## [What is expected]
Exactly repeat the material, dropping only the pictures.

## [Dataset excerpt]
══════

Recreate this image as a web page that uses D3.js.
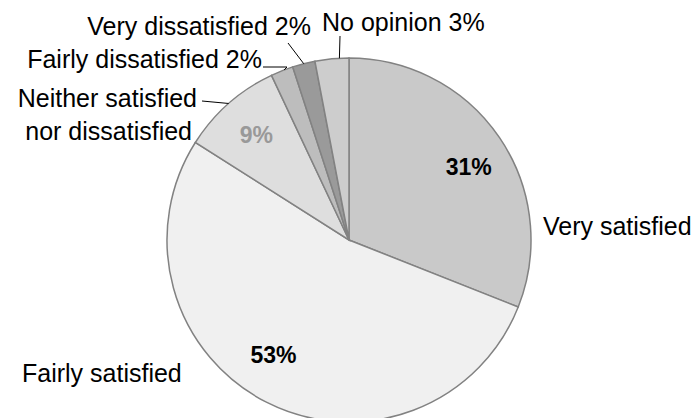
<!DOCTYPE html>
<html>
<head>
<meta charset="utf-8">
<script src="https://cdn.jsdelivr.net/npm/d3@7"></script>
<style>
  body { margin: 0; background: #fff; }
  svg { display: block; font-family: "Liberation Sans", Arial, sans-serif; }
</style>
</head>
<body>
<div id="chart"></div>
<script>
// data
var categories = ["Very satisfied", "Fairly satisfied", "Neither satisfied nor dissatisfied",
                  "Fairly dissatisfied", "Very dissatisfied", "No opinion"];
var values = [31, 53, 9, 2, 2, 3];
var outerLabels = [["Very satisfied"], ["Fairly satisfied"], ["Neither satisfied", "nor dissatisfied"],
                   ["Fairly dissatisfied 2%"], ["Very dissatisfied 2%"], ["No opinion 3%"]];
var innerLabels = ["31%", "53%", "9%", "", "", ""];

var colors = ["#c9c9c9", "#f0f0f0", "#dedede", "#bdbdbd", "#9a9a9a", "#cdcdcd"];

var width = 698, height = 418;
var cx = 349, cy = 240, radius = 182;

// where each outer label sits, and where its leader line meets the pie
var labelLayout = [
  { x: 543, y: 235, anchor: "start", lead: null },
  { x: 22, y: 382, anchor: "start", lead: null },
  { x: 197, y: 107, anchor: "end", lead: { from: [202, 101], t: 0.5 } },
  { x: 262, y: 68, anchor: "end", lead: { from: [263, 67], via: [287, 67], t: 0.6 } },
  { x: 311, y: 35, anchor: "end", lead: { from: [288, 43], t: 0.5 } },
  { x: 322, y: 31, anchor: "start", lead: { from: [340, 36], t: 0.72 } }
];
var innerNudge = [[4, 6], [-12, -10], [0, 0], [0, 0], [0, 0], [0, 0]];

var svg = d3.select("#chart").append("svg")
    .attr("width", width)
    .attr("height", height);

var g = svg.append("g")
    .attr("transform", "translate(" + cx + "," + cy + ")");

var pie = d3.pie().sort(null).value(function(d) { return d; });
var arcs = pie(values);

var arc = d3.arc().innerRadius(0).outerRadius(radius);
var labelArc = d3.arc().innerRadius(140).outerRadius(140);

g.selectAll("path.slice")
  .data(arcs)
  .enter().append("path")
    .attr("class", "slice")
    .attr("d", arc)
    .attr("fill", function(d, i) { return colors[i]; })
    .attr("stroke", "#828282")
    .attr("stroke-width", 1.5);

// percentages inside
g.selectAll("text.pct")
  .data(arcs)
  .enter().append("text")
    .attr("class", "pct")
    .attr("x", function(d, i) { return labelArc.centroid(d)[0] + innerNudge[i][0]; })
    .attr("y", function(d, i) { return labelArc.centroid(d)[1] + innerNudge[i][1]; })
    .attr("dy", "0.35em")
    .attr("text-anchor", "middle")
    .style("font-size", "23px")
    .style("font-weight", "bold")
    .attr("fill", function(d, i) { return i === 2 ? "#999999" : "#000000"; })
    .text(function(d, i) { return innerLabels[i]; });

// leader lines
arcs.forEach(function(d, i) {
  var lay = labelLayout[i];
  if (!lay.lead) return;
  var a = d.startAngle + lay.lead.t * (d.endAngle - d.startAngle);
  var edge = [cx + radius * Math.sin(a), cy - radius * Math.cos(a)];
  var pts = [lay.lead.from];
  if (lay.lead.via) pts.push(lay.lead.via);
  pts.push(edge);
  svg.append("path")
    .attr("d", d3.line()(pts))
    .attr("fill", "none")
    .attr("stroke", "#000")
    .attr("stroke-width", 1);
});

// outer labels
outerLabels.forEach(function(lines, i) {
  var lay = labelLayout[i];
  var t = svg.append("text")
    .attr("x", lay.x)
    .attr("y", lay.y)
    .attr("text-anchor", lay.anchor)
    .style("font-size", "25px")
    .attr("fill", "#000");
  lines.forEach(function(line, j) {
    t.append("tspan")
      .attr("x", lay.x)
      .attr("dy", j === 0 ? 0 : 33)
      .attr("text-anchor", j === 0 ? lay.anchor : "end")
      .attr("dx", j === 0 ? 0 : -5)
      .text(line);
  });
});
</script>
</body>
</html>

══════

## [Exercise solution]
Recreate this image as a web page that uses D3.js.
<!DOCTYPE html>
<html>
<head>
<meta charset="utf-8">
<script src="https://cdn.jsdelivr.net/npm/d3@7"></script>
<style>
  body { margin: 0; background: #fff; }
  svg { display: block; font-family: "Liberation Sans", Arial, sans-serif; }
</style>
</head>
<body>
<div id="chart"></div>
<script>
// data
var categories = ["Very satisfied", "Fairly satisfied", "Neither satisfied nor dissatisfied",
                  "Fairly dissatisfied", "Very dissatisfied", "No opinion"];
var values = [31, 53, 9, 2, 2, 3];
var outerLabels = [["Very satisfied"], ["Fairly satisfied"], ["Neither satisfied", "nor dissatisfied"],
                   ["Fairly dissatisfied 2%"], ["Very dissatisfied 2%"], ["No opinion 3%"]];
var innerLabels = ["31%", "53%", "9%", "", "", ""];

var colors = ["#c9c9c9", "#f0f0f0", "#dedede", "#bdbdbd", "#9a9a9a", "#cdcdcd"];

var width = 698, height = 418;
var cx = 349, cy = 240, radius = 182;

// where each outer label sits, and where its leader line meets the pie
var labelLayout = [
  { x: 543, y: 235, anchor: "start", lead: null },
  { x: 22, y: 382, anchor: "start", lead: null },
  { x: 197, y: 107, anchor: "end", lead: { from: [202, 101], t: 0.5 } },
  { x: 262, y: 68, anchor: "end", lead: { from: [263, 67], via: [287, 67], t: 0.6 } },
  { x: 311, y: 35, anchor: "end", lead: { from: [288, 43], t: 0.5 } },
  { x: 322, y: 31, anchor: "start", lead: { from: [340, 36], t: 0.72 } }
];
var innerNudge = [[4, 6], [-12, -10], [0, 0], [0, 0], [0, 0], [0, 0]];

var svg = d3.select("#chart").append("svg")
    .attr("width", width)
    .attr("height", height);

var g = svg.append("g")
    .attr("transform", "translate(" + cx + "," + cy + ")");

var pie = d3.pie().sort(null).value(function(d) { return d; });
var arcs = pie(values);

var arc = d3.arc().innerRadius(0).outerRadius(radius);
var labelArc = d3.arc().innerRadius(140).outerRadius(140);

g.selectAll("path.slice")
  .data(arcs)
  .enter().append("path")
    .attr("class", "slice")
    .attr("d", arc)
    .attr("fill", function(d, i) { return colors[i]; })
    .attr("stroke", "#828282")
    .attr("stroke-width", 1.5);

// percentages inside
g.selectAll("text.pct")
  .data(arcs)
  .enter().append("text")
    .attr("class", "pct")
    .attr("x", function(d, i) { return labelArc.centroid(d)[0] + innerNudge[i][0]; })
    .attr("y", function(d, i) { return labelArc.centroid(d)[1] + innerNudge[i][1]; })
    .attr("dy", "0.35em")
    .attr("text-anchor", "middle")
    .style("font-size", "23px")
    .style("font-weight", "bold")
    .attr("fill", function(d, i) { return i === 2 ? "#999999" : "#000000"; })
    .text(function(d, i) { return innerLabels[i]; });

// leader lines
arcs.forEach(function(d, i) {
  var lay = labelLayout[i];
  if (!lay.lead) return;
  var a = d.startAngle + lay.lead.t * (d.endAngle - d.startAngle);
  var edge = [cx + radius * Math.sin(a), cy - radius * Math.cos(a)];
  var pts = [lay.lead.from];
  if (lay.lead.via) pts.push(lay.lead.via);
  pts.push(edge);
  svg.append("path")
    .attr("d", d3.line()(pts))
    .attr("fill", "none")
    .attr("stroke", "#000")
    .attr("stroke-width", 1);
});

// outer labels
outerLabels.forEach(function(lines, i) {
  var lay = labelLayout[i];
  var t = svg.append("text")
    .attr("x", lay.x)
    .attr("y", lay.y)
    .attr("text-anchor", lay.anchor)
    .style("font-size", "25px")
    .attr("fill", "#000");
  lines.forEach(function(line, j) {
    t.append("tspan")
      .attr("x", lay.x)
      .attr("dy", j === 0 ? 0 : 33)
      .attr("text-anchor", j === 0 ? lay.anchor : "end")
      .attr("dx", j === 0 ? 0 : -5)
      .text(line);
  });
});
</script>
</body>
</html>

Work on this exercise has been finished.